Are you able to use 120 amps on some sur-ron batteries without cutting the BMS wires?

I only tried my bike up to 90 amps because I read most people had battery cut off at around 93 amps.

Stock battery. I have had it cut out once when the battery was at ~30%, on a cold day (~10C) during a very long steep hill climb (steep enough it was hard to keep traction / not fall backwards), but that's the only time. General riding doesn't require pulling 120 for long.

Offroader said:
I finally installed this HDPE bashguard on my bike.
https://racespecsurron.com/bash-plate-guard-sur-ron/

I hated the stock bash guard, all it took was my body weight and the bash guard bent when I bottomed out over a rock. The stock bash guard is also dangerous in that it starts to push into the motor phase wire connectors when it is pushed up, land on something hard enough it could damage your motor connector. It is complete junk.

I wanted something where I could ride over large fallen trees without having to lift my bike over them.

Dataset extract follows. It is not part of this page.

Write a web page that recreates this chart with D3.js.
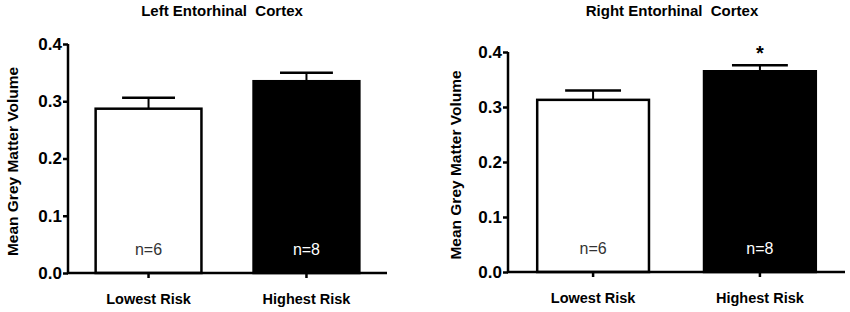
<!DOCTYPE html>
<html>
<head>
<meta charset="utf-8">
<script src="https://cdn.jsdelivr.net/npm/d3@7"></script>
<style>
  body { margin: 0; background: #fff; }
  svg { display: block; font-family: "Liberation Sans", Arial, sans-serif; }
</style>
</head>
<body>
<svg width="850" height="312"></svg>
<script>
const categories = ["Lowest Risk", "Highest Risk"];
const sampleSizes = ["n=6", "n=8"];
const leftMeans = [0.287, 0.335];
const leftSem = [0.019, 0.015];
const rightMeans = [0.313, 0.365];
const rightSem = [0.017, 0.011];
const rightStars = ["", "*"];
const yTicks = [0.0, 0.1, 0.2, 0.3, 0.4];
const fills = ["#ffffff", "#000000"];
const nColors = ["#333333", "#ffffff"];

const svg = d3.select("svg");

function drawPanel(title, means, sem, stars, box) {
    const g = svg.append("g");

    const x = d3.scaleBand()
        .domain(categories)
        .range([box.left, box.right])
        .paddingInner(0.33)
        .paddingOuter(0.175);

    const y = d3.scaleLinear()
        .domain([0, 0.4])
        .range([box.bottom, box.top]);

    const data = categories.map((c, i) => ({name: c, value: means[i], err: sem[i], n: sampleSizes[i], star: stars[i], i: i}));

    // error bars (upper only)
    g.selectAll(".err").data(data).enter().append("line")
        .attr("x1", d => x(d.name) + x.bandwidth() / 2)
        .attr("x2", d => x(d.name) + x.bandwidth() / 2)
        .attr("y1", d => y(d.value))
        .attr("y2", d => y(d.value + d.err))
        .attr("stroke", "#000").attr("stroke-width", 2);
    g.selectAll(".cap").data(data).enter().append("line")
        .attr("x1", d => x(d.name) + x.bandwidth() * 0.25)
        .attr("x2", d => x(d.name) + x.bandwidth() * 0.75)
        .attr("y1", d => y(d.value + d.err))
        .attr("y2", d => y(d.value + d.err))
        .attr("stroke", "#000").attr("stroke-width", 2.5);

    g.selectAll("rect").data(data).enter().append("rect")
        .attr("x", d => x(d.name))
        .attr("y", d => y(d.value))
        .attr("width", x.bandwidth())
        .attr("height", d => y(0) - y(d.value))
        .attr("fill", d => fills[d.i])
        .attr("stroke", "#000")
        .attr("stroke-width", 2.5);

    g.selectAll(".nlab").data(data).enter().append("text")
        .attr("x", d => x(d.name) + x.bandwidth() / 2)
        .attr("y", y(0) - 18)
        .attr("text-anchor", "middle")
        .attr("font-size", 16)
        .attr("fill", d => nColors[d.i])
        .text(d => d.n);

    g.selectAll(".star").data(data.filter(d => d.star)).enter().append("text")
        .attr("x", d => x(d.name) + x.bandwidth() / 2)
        .attr("y", d => y(d.value + d.err) - 5)
        .attr("text-anchor", "middle")
        .attr("font-size", 20)
        .attr("font-weight", "bold")
        .text(d => d.star);

    const yAxis = g.append("g")
        .attr("transform", `translate(${box.left},0)`)
        .call(d3.axisLeft(y).tickValues(yTicks).tickFormat(d3.format(".1f")).tickSize(5).tickPadding(1));
    const xAxis = g.append("g")
        .attr("transform", `translate(0,${box.bottom})`)
        .call(d3.axisBottom(x).tickSize(5).tickPadding(16).tickSizeOuter(0));

    [yAxis, xAxis].forEach(a => {
        a.select(".domain").attr("stroke-width", 2.5);
        a.selectAll(".tick line").attr("stroke-width", 2.5);
        a.selectAll("text").attr("font-family", null).attr("font-weight", "bold").attr("fill", "#000");
    });
    yAxis.select(".domain").attr("d", `M0,${box.top}H0V${box.bottom + 1}`);
    yAxis.selectAll("text").attr("font-size", 17);
    xAxis.select(".domain").attr("d", `M${box.left - 1},0H${box.right}`);
    xAxis.selectAll("text").attr("font-size", 14.5).attr("dy", "0.71em");

    g.append("text")
        .attr("x", box.titleX)
        .attr("y", 16)
        .attr("text-anchor", "middle")
        .attr("font-size", 15)
        .attr("font-weight", "bold")
        .style("white-space", "pre")
        .text(title);

    g.append("text")
        .attr("transform", `translate(${box.labelX},${(box.top + box.bottom) / 2 + 3}) rotate(-90)`)
        .attr("text-anchor", "middle")
        .attr("dy", "0.35em")
        .attr("font-size", 15.5)
        .attr("font-weight", "bold")
        .text("Mean Grey Matter Volume");
}

drawPanel("Left Entorhinal  Cortex", leftMeans, leftSem, ["", ""],
    {left: 68, right: 387, top: 44, bottom: 273, titleX: 222, labelX: 13});
drawPanel("Right Entorhinal  Cortex", rightMeans, rightSem, rightStars,
    {left: 508, right: 845, top: 52, bottom: 272, titleX: 672, labelX: 456});
</script>
</body>
</html>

So far I tested this riding it over a fallen tree and I had numerous times where I landed hard right on the this HDPE bash guard with all my weight and my bikes weight. This thing is indestructible. It is also very slippery and you can feel it slip over the fallen trees.

Because it is slightly flexible, this probably also helps to take away some of the shock if you happen to bottom out on something. A metal bash guard will probably bend permanently.

This is also great to have if you ride stairs because eventually you will bottom out on very steep stairs and this will easily handle the bottoming out.

Another benefit is that the bash guard is much easier to remove and install and you do not have to deal with those annoying clips on the stock bash guard. I'm not sure if anyone else found the stock bash guard clips extremely frustrating to deal with.

Another must have mod on this bike, highly recommended for anyone who thinks they will bottom out.

bXRRfZ3.jpg


Jz7OBCS.jpg


Can highly reccomend the bash plate... best of all you can buy welding sticks or just sheets and repair any gouges with a heat gun/soldering iron. A 2nd sheet of hdpe makes for a good controller/wire guard too. For those with fitment issues, you can use a heat gun to mold it appropriately, becomes similar to thick leather in consistency when hot.

Untitled.jpg

2.jpg
 
I everyone i am new on this forum i would like to buy a surron i am in france the actually price is 4590€ some seller or link of cheaper shop from eu to buy (eu only because of vat)
 
SauMooN said:
I everyone i am new on this forum i would like to buy a surron i am in france the actually price is 4590€ some seller or link of cheaper shop from eu to buy (eu only because of vat)

€3490,- excl. shipping:
https://m.mobile.de/motorrad-insera...ktion-radebeul-dresden/292119144.html?ref=srp

Ask them what it costs to ship it to you. I think it will be a lot less than €1100,-... :shock:
And don't forget to let them send the CoC papers with it to be able to register it in France
 
SlowCo said:
SauMooN said:
I everyone i am new on this forum i would like to buy a surron i am in france the actually price is 4590€ some seller or link of cheaper shop from eu to buy (eu only because of vat)

€3490,- excl. shipping:
https://m.mobile.de/motorrad-insera...ktion-radebeul-dresden/292119144.html?ref=srp

Ask them what it costs to ship it to you. I think it will be a lot less than €1100,-... :shock:
And don't forget to let them send the CoC papers with it to be able to register it in France

ok thanks and one thing about register in france to register the bike i have to pay vat in france 20% 14 days after the purchase max. And when the bike is approved i have to ask the de shop to refund me the vat 19% .
I contact him right now but I'm not closing other proposals or link.
 
fechter said:
Mistertrixer said:
Have some one tried to trix with the firmware on the x controller? And where is the shunt every one is talking about?
https://photos.app.goo.gl/serjDX7NYF6AdUus7

I'm not aware of anyone who has firmware for the controllers.

X controller depotted2.jpg

There is no shunt on the X controller. It uses a hall effect phase current sensor (2). I guess they do math to figure out the third phase. Output of the sensor is 2.5v at zero current and goes up or down depending on polarity. Output of this goes to the MCU chip. It is possible to place a divider on the signal line to increase the current limit. You can also de-pot the sensor and bend it to change the sensitivity. I did this on one and it's fairly awesome. 10kW peak and double regen force. Not recommended unless you are willing to risk trashing the controller. Just getting the cover off on mine it tore the terminal post off from the board and it was a major pain to get them soldered back on.
I'm assuming the segway controller has the bluetooth onboard, any conformation of that you've seen?
 
Mistertrixer said:
Have some one tried to trix with the firmware on the x controller? And where is the shunt every one is talking about?
https://photos.app.goo.gl/serjDX7NYF6AdUus7

So what are we looking at there? Circled is a place to plug an rs232 cable into it for programming etc? There is also a plug accessible from the outside of controller for the same?

The mcu is the novatron chip shown? Can you bypass that chip and install a lebowski brain to run the controller like amberwolf is doing with his honda inverter?
 
I Was only taking apart a broken controller because I am going to use the cover for mounting a nuclear controller. I was posting pictures because I thought that some one coud hawe use of them and I was curious if someone had modified one of these.